4. “Little Fockers” has a boner scene and a vomit scene, but Weitz was well-prepared.
“I did start out directing ‘American Pie‘ so I have great experience with bodily fluids of all types and nothing was ever going to feel quite as inappropriate as that,” Weitz said. “My experience did come in handy, I know that when you’re doing a certain kind of situation below the belt, you offer the actor, it’s their decision what size of prosthetic they’re going to get, I’m referring of course to Bob’s scene where he’s trying to interrogate Ben and get him to take an erectile dysfunction drug, so no, I’m pretty shameless and what you just try to pay attention to is that everything is hopefully coming out of what the characters are doing. So the kid vomits, not just because it would be funny and mortifying to be vomited on by your kid, but because Greg is stupid enough to think that now that he’s the boss of his family he’s going to get his kid to eat something that he doesn’t want to eat. Because I’ve done that in a restaurant, it was actually way worse than the situation in the film. I was trying to get her to eat some sort of peanut butter praline kind of thing and my daughter threw up on me and on the table.”
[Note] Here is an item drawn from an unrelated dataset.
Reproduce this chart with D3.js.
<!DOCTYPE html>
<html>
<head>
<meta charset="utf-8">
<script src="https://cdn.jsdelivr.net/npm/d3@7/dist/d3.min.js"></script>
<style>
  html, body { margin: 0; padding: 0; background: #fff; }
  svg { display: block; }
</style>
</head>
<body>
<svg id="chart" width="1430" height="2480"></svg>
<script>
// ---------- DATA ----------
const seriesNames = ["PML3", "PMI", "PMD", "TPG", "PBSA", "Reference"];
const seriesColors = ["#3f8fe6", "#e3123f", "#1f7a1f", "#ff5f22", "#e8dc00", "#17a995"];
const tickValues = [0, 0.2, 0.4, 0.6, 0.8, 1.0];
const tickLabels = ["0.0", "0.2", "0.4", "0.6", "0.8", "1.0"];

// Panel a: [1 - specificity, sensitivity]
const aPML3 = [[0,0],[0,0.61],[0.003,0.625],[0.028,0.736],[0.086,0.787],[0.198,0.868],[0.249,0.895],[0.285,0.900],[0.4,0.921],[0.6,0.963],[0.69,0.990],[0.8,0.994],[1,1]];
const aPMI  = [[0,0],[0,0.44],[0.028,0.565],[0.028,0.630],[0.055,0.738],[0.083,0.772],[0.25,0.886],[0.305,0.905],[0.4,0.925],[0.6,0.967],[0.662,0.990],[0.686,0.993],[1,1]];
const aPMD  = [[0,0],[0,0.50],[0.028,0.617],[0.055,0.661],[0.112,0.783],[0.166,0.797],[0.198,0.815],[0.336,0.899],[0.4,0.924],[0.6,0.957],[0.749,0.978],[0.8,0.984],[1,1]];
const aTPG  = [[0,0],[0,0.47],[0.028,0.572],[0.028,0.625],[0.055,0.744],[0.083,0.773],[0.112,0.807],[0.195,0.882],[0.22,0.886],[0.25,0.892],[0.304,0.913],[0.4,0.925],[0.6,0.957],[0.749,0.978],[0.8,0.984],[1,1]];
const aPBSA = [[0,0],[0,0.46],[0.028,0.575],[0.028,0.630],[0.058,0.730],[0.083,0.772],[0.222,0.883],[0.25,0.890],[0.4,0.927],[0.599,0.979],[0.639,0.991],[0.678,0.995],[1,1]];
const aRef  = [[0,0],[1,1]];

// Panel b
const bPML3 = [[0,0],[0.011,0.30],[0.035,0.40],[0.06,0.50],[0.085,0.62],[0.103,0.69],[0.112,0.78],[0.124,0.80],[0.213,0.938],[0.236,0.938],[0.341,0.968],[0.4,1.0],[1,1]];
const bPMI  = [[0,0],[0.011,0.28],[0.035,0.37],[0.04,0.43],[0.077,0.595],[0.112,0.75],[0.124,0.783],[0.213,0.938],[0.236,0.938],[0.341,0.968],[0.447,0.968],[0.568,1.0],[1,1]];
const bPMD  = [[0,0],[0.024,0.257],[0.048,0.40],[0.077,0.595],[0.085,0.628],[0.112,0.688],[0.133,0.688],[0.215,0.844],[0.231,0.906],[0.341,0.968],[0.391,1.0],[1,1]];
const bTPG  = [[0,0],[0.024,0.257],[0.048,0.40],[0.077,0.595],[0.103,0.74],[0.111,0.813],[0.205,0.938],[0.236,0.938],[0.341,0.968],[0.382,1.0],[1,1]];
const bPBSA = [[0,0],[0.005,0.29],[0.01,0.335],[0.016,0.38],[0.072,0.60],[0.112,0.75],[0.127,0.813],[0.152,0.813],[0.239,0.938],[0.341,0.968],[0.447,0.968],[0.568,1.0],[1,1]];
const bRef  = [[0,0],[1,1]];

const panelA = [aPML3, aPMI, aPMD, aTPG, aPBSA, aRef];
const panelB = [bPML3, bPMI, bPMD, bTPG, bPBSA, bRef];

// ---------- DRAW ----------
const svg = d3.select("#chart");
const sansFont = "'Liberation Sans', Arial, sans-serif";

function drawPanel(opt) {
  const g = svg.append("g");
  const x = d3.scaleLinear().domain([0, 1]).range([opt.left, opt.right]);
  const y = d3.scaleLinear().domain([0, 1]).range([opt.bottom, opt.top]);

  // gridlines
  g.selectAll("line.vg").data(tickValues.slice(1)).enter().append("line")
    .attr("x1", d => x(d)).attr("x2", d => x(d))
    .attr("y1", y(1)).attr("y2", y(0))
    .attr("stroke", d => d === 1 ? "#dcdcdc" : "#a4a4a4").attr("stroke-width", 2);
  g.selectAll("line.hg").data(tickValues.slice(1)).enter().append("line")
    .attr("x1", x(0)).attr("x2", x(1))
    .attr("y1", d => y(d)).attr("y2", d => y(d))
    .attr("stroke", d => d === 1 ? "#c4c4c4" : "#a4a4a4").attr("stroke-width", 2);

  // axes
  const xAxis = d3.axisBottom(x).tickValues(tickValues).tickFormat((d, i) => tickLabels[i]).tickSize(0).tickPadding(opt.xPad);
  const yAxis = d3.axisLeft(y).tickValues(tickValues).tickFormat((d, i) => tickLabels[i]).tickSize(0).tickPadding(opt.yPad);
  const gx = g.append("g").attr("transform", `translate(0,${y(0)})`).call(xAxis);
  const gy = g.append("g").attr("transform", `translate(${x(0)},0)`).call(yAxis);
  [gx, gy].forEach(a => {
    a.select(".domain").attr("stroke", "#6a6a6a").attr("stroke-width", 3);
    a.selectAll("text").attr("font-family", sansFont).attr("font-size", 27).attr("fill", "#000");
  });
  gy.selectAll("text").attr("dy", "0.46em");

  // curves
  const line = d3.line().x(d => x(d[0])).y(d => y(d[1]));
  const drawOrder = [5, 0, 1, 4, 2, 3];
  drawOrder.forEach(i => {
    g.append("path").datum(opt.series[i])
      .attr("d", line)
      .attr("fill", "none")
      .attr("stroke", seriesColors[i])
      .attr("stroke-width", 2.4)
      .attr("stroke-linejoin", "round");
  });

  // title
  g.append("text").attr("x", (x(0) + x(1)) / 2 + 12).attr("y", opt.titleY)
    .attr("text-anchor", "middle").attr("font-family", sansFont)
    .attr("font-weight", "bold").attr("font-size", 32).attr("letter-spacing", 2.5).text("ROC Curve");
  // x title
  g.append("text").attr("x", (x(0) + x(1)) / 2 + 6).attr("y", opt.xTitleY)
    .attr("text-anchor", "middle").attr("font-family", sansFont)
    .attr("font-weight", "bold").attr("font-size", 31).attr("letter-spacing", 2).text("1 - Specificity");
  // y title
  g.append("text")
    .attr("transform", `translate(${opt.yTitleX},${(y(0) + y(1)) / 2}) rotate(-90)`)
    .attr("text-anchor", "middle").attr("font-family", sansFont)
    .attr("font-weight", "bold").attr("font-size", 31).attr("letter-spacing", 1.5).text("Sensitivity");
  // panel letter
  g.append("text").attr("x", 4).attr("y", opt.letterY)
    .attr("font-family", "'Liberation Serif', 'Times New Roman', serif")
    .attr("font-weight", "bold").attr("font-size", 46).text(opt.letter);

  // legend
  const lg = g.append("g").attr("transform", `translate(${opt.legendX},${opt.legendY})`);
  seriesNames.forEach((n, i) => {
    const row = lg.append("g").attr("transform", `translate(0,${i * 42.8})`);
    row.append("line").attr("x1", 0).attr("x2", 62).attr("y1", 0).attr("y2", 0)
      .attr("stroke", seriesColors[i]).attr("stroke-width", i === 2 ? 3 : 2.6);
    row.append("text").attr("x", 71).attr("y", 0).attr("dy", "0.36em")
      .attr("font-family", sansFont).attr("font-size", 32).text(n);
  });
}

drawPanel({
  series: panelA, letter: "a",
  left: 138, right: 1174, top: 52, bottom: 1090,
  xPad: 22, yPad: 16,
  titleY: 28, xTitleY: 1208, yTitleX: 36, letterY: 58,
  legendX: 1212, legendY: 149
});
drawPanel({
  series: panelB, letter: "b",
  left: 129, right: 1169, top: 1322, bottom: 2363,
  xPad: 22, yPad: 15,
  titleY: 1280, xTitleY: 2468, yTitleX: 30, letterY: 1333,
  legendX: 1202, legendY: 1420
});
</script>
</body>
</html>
5. Weitz is still trying to get “Another Bullshit Night in Suck City” off the ground. Casey Affleck‘s been rumored to be involved, but Weitz only mentioned Robert De Niro in connection with the project. It’s about a young man in his twenties (presumably Affleck if he’s still on board) who works at various homeless shelters in Boston, where he often intersects with his brilliant but troubled father (De Niro). “I am still hoping to do that and I’m hoping to do it with Bob so it’s still something that I’m working on, it’s a terrific memoir,” he said.

6. Owen Wilson hinted at the fact that he’ll probably have a small role or cameo in Wes Anderson‘s “Moon Rise Kingdom.”

7. Ben Stiller says he hopes to shoot “Zoolander 2” in 2011.
But that’s about all he said: “We’re working on a script and hopefully we’ll try and put it all together and shoot next year, hopefully soon.”

8. Jessica Alba took all kinds of drugs to prepare for her bubbly character in the film. No she didn’t. Maybe she did.
“Well I was taking meth and speed and shooting Red Bulls, I was snorting it actually, no I’m kidding, no I’m not, yes I am.”

9. Alba thought her potentially homewrecking character in the movie — who’s after Stiller’s character — wasn’t doing anything wrong. She also might be a control freak in real life
“I don’t think my character was trying to maliciously do anything,” she said. “She wasn’t manipulative, she wasn’t malicious, I think that’s what made it so great was that she was just having fun and she was just in the moment and wasn’t really trying to screw anything up. She was just a big fan and she just loves her job so much and she has no filter and she really doesn’t have any boundaries and she’s completely unedited and not self aware so she’s just a ball of fun. So it was fun playing somebody like that because I guess I was, it was very liberating because I might be a little bit of a control freak in my real life, maybe.”

10. Paul Weitz had to give Robert De Niro some “cringe-worthy notes.”
“It’s quite funny because when I got to rehearse with him a little bit, I genuinely was rehearsing with Bob and Ben and everyone as if I were doing a school play,” he said. “I was doing acting exercises. Like there was that scene where I had them on the phone together and I knew I wasn’t going to have them in the same room when they shot it, I knew it had to feel somehow like they were in the same room when they were cutting back and forth between the locations so it was a room about this size, a long room and I set it up so there were six chairs and at a certain point in the dialogue I started them far apart and had them get closer and closer until they were facing each other. I’m sure they were absolutely just humoring me, but they did it, they rehearsed in that way which is really something kind of naïve to try to get away with.”

11. Bonus credit, there’s a lot of deleted scenes that could make it onto the DVD.
“You can expect about five movies-worth of stuff,” Weitz said.

“Little Fockers” hits theaters tomorrow, Wednesday December 22.